**Exercise aim:**
Locate every line in the material below that has the word "with". Copy each of those lines.
START
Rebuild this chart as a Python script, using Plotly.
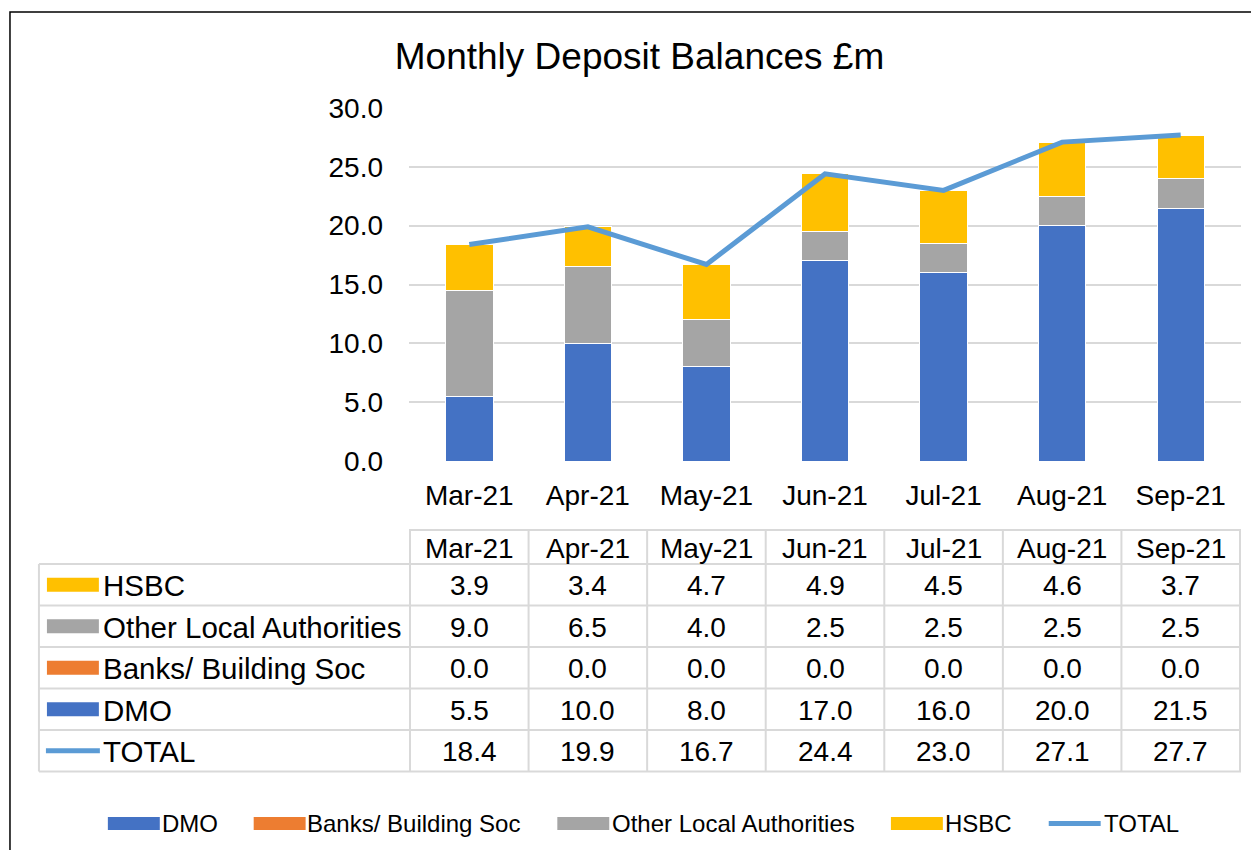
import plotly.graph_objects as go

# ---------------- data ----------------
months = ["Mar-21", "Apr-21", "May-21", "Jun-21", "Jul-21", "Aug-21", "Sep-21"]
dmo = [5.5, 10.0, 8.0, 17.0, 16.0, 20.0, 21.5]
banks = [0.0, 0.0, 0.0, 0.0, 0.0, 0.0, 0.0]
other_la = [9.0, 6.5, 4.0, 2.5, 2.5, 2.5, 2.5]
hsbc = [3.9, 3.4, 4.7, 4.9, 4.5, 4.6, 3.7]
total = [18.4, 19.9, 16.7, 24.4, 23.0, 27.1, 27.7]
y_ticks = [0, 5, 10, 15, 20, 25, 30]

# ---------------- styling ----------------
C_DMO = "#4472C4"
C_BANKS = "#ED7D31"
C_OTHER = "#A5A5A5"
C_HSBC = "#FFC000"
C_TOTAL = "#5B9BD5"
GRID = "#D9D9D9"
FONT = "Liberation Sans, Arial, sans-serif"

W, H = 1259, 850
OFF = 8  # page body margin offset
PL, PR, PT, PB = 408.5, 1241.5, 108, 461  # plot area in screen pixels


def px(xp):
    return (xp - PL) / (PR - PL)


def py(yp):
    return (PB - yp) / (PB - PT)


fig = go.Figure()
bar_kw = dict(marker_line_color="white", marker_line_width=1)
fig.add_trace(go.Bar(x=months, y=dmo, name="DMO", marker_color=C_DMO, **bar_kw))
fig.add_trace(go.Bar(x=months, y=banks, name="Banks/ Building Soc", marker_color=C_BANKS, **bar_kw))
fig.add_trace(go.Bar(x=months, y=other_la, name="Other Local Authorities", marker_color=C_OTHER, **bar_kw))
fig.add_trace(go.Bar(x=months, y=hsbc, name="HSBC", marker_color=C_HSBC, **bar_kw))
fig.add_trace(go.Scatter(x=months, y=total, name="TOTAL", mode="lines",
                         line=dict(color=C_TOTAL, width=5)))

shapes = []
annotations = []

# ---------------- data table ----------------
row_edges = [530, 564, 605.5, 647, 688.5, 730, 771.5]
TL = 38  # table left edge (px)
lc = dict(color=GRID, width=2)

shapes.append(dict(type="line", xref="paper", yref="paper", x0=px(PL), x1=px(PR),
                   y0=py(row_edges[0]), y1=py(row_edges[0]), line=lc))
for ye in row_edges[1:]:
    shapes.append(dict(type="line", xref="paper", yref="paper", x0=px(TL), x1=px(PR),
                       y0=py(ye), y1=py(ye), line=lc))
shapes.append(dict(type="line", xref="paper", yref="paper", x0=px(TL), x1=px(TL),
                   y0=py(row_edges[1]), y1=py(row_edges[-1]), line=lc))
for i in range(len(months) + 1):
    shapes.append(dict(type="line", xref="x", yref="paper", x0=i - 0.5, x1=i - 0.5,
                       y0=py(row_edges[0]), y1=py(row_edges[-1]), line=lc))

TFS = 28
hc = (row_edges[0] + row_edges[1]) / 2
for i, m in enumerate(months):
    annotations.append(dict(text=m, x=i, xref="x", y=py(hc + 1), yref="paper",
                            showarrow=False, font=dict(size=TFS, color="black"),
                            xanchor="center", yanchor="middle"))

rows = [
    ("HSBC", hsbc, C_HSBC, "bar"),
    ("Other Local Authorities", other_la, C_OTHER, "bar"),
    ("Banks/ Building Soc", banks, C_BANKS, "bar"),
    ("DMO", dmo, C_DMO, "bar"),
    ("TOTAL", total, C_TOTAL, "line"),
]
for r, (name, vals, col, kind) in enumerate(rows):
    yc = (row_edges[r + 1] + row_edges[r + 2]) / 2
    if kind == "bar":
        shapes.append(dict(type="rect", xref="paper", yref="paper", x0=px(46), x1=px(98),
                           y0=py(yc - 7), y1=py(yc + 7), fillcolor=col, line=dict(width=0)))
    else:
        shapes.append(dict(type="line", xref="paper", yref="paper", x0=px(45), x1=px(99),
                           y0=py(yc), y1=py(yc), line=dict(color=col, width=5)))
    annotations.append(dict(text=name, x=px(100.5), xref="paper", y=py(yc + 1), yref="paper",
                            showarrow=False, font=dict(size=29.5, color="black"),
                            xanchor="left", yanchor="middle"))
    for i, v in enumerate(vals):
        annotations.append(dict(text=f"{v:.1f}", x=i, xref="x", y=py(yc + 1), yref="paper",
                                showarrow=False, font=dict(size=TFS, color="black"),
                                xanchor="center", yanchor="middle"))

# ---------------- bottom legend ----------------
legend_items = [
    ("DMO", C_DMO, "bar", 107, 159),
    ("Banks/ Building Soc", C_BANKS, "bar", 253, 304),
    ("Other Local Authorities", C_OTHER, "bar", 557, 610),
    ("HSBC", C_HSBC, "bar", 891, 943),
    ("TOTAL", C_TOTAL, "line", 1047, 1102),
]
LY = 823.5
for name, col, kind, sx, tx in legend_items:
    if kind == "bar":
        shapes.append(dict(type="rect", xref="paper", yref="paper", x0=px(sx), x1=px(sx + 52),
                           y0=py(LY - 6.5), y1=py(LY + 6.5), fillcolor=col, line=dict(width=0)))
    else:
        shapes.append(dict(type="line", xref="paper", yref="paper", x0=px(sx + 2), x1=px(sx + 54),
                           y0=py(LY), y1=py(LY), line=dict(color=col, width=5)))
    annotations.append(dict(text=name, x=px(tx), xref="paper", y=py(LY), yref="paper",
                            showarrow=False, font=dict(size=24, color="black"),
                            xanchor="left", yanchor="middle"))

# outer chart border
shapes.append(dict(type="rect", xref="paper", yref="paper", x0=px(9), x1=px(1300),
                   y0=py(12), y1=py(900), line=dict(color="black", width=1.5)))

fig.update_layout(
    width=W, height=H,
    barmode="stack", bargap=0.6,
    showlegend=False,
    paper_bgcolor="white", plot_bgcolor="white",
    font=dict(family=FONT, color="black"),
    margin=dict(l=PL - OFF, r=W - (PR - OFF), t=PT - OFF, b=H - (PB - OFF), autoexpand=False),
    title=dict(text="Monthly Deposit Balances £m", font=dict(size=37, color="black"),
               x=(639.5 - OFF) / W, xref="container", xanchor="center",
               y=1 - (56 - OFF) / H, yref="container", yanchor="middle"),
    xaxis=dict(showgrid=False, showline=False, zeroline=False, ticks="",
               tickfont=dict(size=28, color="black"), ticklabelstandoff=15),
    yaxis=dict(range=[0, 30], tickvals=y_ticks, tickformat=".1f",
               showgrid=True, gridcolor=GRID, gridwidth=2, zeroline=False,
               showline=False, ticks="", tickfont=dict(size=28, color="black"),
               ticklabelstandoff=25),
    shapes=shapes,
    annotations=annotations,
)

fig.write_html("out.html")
END
START
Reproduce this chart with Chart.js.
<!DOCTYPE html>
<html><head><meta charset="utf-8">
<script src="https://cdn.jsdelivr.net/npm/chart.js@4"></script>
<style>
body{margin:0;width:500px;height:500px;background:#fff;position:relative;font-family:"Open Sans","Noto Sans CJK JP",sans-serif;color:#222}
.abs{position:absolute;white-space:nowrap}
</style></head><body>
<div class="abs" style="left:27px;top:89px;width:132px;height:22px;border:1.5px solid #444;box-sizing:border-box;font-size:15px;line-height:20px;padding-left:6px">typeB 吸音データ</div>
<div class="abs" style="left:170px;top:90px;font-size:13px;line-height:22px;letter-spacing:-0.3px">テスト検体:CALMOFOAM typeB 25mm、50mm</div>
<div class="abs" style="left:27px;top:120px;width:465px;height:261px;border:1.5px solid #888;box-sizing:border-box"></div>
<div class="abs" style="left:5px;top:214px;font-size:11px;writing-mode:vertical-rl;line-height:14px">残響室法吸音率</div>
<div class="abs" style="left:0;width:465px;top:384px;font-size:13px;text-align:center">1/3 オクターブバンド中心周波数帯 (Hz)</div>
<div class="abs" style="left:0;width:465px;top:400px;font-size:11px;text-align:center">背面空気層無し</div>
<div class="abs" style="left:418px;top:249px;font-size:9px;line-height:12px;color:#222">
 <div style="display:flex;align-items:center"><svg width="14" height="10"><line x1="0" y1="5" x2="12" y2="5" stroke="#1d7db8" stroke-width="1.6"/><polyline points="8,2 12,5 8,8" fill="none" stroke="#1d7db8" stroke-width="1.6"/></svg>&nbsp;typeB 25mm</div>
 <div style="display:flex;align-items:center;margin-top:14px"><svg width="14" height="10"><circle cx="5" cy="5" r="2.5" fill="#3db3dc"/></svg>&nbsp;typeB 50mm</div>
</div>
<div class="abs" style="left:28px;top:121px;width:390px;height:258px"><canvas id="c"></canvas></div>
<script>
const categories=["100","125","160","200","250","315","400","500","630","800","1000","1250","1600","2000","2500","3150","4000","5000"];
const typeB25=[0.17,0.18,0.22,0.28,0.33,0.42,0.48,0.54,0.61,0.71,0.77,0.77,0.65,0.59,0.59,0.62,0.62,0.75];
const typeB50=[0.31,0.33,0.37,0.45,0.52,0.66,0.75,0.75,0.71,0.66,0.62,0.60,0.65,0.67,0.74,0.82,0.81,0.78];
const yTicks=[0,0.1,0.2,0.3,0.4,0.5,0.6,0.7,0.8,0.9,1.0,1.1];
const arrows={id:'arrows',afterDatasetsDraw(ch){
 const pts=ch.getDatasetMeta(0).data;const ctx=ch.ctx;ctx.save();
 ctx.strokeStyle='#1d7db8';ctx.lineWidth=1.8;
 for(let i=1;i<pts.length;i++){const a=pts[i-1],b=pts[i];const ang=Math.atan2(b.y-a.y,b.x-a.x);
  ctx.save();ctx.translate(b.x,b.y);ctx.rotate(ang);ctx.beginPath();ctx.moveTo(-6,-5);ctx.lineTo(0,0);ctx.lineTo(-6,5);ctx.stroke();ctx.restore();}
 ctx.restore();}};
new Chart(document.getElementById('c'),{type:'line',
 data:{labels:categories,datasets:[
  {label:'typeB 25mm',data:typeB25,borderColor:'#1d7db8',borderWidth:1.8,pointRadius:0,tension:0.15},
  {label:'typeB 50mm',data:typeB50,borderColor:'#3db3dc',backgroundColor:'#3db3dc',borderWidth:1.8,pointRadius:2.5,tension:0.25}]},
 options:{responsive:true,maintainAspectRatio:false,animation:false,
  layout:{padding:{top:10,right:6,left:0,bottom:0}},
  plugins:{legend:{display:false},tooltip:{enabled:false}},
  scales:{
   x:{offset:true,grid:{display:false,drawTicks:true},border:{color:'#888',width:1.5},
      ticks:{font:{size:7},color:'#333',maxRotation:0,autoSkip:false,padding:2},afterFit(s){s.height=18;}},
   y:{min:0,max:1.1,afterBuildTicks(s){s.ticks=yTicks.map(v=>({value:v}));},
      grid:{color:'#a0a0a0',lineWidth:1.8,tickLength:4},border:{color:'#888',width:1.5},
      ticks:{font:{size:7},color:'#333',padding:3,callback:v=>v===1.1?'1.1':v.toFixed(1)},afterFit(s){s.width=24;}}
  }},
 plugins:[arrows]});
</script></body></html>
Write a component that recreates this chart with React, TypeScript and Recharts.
END
START
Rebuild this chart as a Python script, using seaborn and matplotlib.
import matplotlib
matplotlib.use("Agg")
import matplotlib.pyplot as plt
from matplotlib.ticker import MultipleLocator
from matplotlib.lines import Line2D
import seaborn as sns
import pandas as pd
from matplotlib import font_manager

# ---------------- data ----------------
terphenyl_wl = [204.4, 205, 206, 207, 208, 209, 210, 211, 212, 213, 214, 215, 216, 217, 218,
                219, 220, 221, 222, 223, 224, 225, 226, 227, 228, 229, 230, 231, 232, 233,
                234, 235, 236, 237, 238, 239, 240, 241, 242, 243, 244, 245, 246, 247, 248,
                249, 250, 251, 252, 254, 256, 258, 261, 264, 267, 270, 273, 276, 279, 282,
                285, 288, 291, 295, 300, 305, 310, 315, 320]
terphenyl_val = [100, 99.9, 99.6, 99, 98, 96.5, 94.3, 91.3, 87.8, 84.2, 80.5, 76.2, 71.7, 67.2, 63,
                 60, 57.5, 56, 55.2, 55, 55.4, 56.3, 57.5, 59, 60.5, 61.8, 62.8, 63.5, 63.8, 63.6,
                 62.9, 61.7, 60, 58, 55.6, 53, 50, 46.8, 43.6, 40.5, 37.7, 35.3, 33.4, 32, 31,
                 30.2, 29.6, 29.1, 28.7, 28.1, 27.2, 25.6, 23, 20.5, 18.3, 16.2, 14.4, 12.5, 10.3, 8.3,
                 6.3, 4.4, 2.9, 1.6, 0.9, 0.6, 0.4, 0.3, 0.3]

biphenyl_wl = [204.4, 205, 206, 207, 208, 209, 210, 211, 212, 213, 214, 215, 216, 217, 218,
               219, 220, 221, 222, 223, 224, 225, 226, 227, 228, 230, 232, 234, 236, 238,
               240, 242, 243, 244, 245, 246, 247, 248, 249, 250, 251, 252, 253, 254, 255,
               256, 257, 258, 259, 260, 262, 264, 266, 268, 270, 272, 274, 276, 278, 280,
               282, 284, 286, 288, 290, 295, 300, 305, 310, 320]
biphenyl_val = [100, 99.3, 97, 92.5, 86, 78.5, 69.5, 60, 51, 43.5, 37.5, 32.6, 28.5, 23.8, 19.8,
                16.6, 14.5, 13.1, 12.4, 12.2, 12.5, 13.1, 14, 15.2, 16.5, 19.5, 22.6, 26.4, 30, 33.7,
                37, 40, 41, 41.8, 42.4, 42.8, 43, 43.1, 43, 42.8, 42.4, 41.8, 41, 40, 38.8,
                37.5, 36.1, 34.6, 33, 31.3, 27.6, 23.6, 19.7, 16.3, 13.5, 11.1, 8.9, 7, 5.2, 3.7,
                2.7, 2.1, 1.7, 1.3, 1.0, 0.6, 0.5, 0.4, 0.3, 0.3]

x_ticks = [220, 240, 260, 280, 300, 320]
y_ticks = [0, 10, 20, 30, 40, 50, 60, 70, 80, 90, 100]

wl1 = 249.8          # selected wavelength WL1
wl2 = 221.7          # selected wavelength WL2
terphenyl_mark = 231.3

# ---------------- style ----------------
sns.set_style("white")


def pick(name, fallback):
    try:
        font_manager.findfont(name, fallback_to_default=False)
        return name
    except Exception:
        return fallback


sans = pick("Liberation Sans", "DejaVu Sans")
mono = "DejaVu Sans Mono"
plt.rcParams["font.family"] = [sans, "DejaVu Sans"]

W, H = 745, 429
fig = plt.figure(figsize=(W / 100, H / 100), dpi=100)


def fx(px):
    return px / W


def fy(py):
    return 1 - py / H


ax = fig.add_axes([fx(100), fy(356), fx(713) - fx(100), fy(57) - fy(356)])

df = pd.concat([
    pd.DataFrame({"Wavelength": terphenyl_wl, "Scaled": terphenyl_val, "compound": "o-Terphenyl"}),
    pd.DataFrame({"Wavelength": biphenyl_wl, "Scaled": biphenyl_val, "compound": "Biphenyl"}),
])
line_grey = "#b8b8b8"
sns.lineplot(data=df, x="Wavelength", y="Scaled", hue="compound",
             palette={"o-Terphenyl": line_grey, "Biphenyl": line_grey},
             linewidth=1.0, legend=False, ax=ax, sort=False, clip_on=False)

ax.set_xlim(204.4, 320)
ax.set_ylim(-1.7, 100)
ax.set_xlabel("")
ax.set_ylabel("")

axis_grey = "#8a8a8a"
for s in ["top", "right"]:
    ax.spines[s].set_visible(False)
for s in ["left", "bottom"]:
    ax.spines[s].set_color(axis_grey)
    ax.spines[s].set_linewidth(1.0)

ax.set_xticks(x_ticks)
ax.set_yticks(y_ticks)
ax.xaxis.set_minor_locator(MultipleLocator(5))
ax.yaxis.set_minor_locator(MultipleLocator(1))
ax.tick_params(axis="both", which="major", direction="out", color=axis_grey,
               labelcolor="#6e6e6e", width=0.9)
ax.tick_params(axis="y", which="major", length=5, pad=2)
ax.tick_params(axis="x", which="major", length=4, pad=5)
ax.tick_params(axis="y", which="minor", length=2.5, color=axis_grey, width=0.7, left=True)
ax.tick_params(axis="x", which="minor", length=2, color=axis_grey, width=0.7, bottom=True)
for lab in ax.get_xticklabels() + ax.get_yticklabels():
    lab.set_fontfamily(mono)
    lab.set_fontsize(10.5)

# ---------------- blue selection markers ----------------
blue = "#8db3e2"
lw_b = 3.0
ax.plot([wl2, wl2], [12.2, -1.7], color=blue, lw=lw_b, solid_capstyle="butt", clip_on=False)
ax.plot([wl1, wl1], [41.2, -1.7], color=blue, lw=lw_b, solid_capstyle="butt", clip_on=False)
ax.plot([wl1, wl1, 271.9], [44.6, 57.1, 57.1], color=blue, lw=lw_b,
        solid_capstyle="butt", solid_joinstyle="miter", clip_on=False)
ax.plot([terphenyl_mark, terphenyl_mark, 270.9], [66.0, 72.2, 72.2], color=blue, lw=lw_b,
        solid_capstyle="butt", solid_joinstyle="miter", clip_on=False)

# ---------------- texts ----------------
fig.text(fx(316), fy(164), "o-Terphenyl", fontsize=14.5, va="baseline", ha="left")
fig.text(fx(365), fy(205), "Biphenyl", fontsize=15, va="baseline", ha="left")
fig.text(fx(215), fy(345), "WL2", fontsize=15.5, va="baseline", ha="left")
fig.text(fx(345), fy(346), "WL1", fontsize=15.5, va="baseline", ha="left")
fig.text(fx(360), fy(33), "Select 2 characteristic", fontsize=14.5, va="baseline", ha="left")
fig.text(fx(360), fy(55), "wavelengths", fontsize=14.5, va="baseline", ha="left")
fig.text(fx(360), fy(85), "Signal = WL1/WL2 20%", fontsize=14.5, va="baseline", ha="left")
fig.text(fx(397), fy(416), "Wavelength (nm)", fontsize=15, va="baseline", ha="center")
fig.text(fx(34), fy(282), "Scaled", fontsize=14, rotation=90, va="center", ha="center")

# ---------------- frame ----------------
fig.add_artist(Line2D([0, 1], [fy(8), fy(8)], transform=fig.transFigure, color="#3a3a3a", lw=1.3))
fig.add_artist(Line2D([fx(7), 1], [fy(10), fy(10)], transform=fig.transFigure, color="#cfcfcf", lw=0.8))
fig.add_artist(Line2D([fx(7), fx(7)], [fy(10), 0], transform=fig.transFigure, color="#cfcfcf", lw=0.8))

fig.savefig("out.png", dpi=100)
END
**Full answer:**
Reproduce this chart with Chart.js.
Write a component that recreates this chart with React, TypeScript and Recharts.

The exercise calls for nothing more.